The plunge in oil prices has claimed another prominent victim.
Bill Gross’ $1.46 billion Janus Global Unconstrained Bond Fund trailed its benchmark in the fourth quarter of last year primarily because it had plowed about 5 percent of net assets into debt issued by U.S., Russian and Brazilian energy companies, according to a quarterly overview published on the Denver-based firm’s website. Those bonds and emerging market sovereign debt that Gross agreed to insure were all hit by the 42 percent collapse in crude prices during the period.
“Energy sector exposure detracted the most from the fund’s performance,” Janus said in the fourth-quarter commentary, adding that “exposure to U.S. dollar-denominated Russian and Brazilian corporate bonds” also hurt. “The sharp decline in crude oil prices” along with the declines of the countries’ currencies “drove underperformance here.”

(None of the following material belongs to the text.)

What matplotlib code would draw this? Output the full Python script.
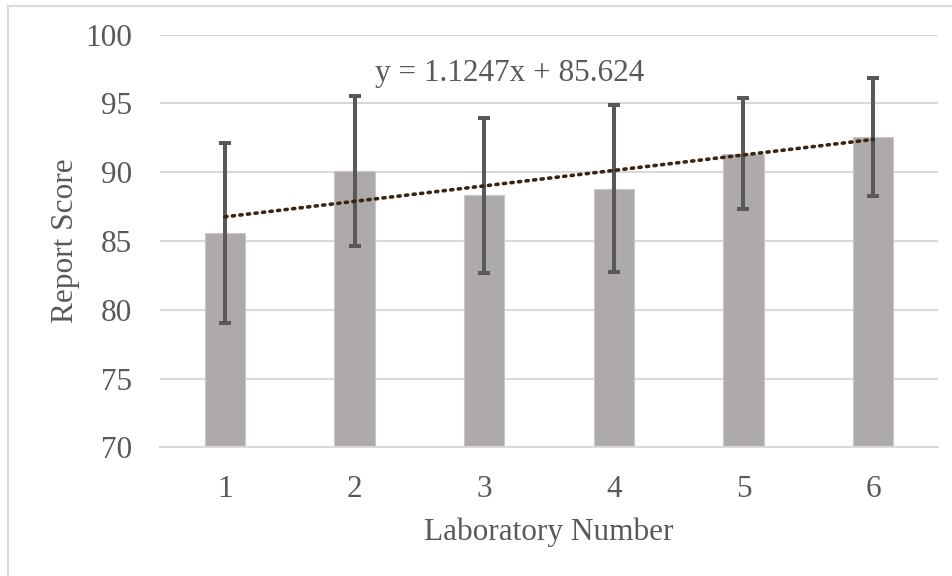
import numpy as np
import matplotlib
matplotlib.use('Agg')
import matplotlib.pyplot as plt
from matplotlib.patches import Rectangle

labs = [1, 2, 3, 4, 5, 6]
scores = [85.6, 90.1, 88.3, 88.8, 91.35, 92.55]
errs = [6.55, 5.45, 5.65, 6.05, 4.05, 4.3]
slope = 1.1247
intercept = 85.624

txt = '#595959'
fs = 22.5

def main():
    plt.rcParams['font.family'] = ['Liberation Serif', 'DejaVu Serif']
    fig = plt.figure(figsize=(9.52, 5.76), dpi=100)
    ax = fig.add_axes([160 / 952., 1 - 447.3 / 576., 778 / 952., 412.8 / 576.])

    # outer chart border (only left and top visible)
    fig.patches.append(Rectangle((8 / 952., -0.1), 1.2, 1.1 - 6 / 576., transform=fig.transFigure,
                                 fill=False, edgecolor='#d9d9d9', linewidth=1.5))

    x = np.array(labs)
    ax.bar(x, scores, width=0.31, color='#aeaaaa', edgecolor='#c8c6c6', linewidth=0.8, zorder=2)
    ax.errorbar(x, scores, yerr=errs, fmt='none', ecolor='#595959', elinewidth=2.9,
                capsize=4.5, capthick=2.9, zorder=3)

    tx = np.array([labs[0], labs[-1]])
    ax.plot(tx, slope * tx + intercept, linestyle=(0, (0.6, 1.5)), color='#3c2412',
            linewidth=2.6, dash_capstyle='round', zorder=4)
    ax.text(3.2, 97.2, 'y = %.4fx + %.3f' % (slope, intercept), ha='center', va='center',
            fontsize=fs, color=txt)

    ax.set_xlim(0.5, 6.5)
    ax.set_ylim(70, 100)
    ax.set_yticks(np.arange(70, 101, 5))
    ax.set_xticks(x)
    ax.grid(axis='y', color='#d9d9d9', linewidth=1.5, zorder=0)
    ax.set_axisbelow(True)
    for s in ['top', 'right', 'left']:
        ax.spines[s].set_visible(False)
    ax.spines['bottom'].set_color('#d9d9d9')
    ax.spines['bottom'].set_linewidth(1.5)
    ax.tick_params(axis='both', length=0, labelsize=fs, labelcolor=txt)
    ax.tick_params(axis='y', pad=20)
    ax.tick_params(axis='x', pad=20)
    ax.set_xlabel('Laboratory Number', fontsize=fs, color=txt, labelpad=10)
    ax.set_ylabel('Report Score', fontsize=fs, color=txt, labelpad=4)

    fig.savefig('out.png', dpi=100)

if __name__ == '__main__':
    main()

The commentary provides the first detailed insight into how Gross used his flexibility to run the Janus fund, which can invest across bonds worldwide and seeks to outperform the three-month London Interbank Offered Rate, or Libor.
Janus Unconstrained declined 0.56 percent during the fourth quarter after including dividends, compared with the 0.06 percent return of the three-month Libor.
Gross’s bet on energy bonds may have been premature, said Matthew Mish, a credit strategist in New York with UBS AG. Other managers of these nontraditional bond funds and hedge funds were waiting for the volatility in the crude oil prices to cool before buying.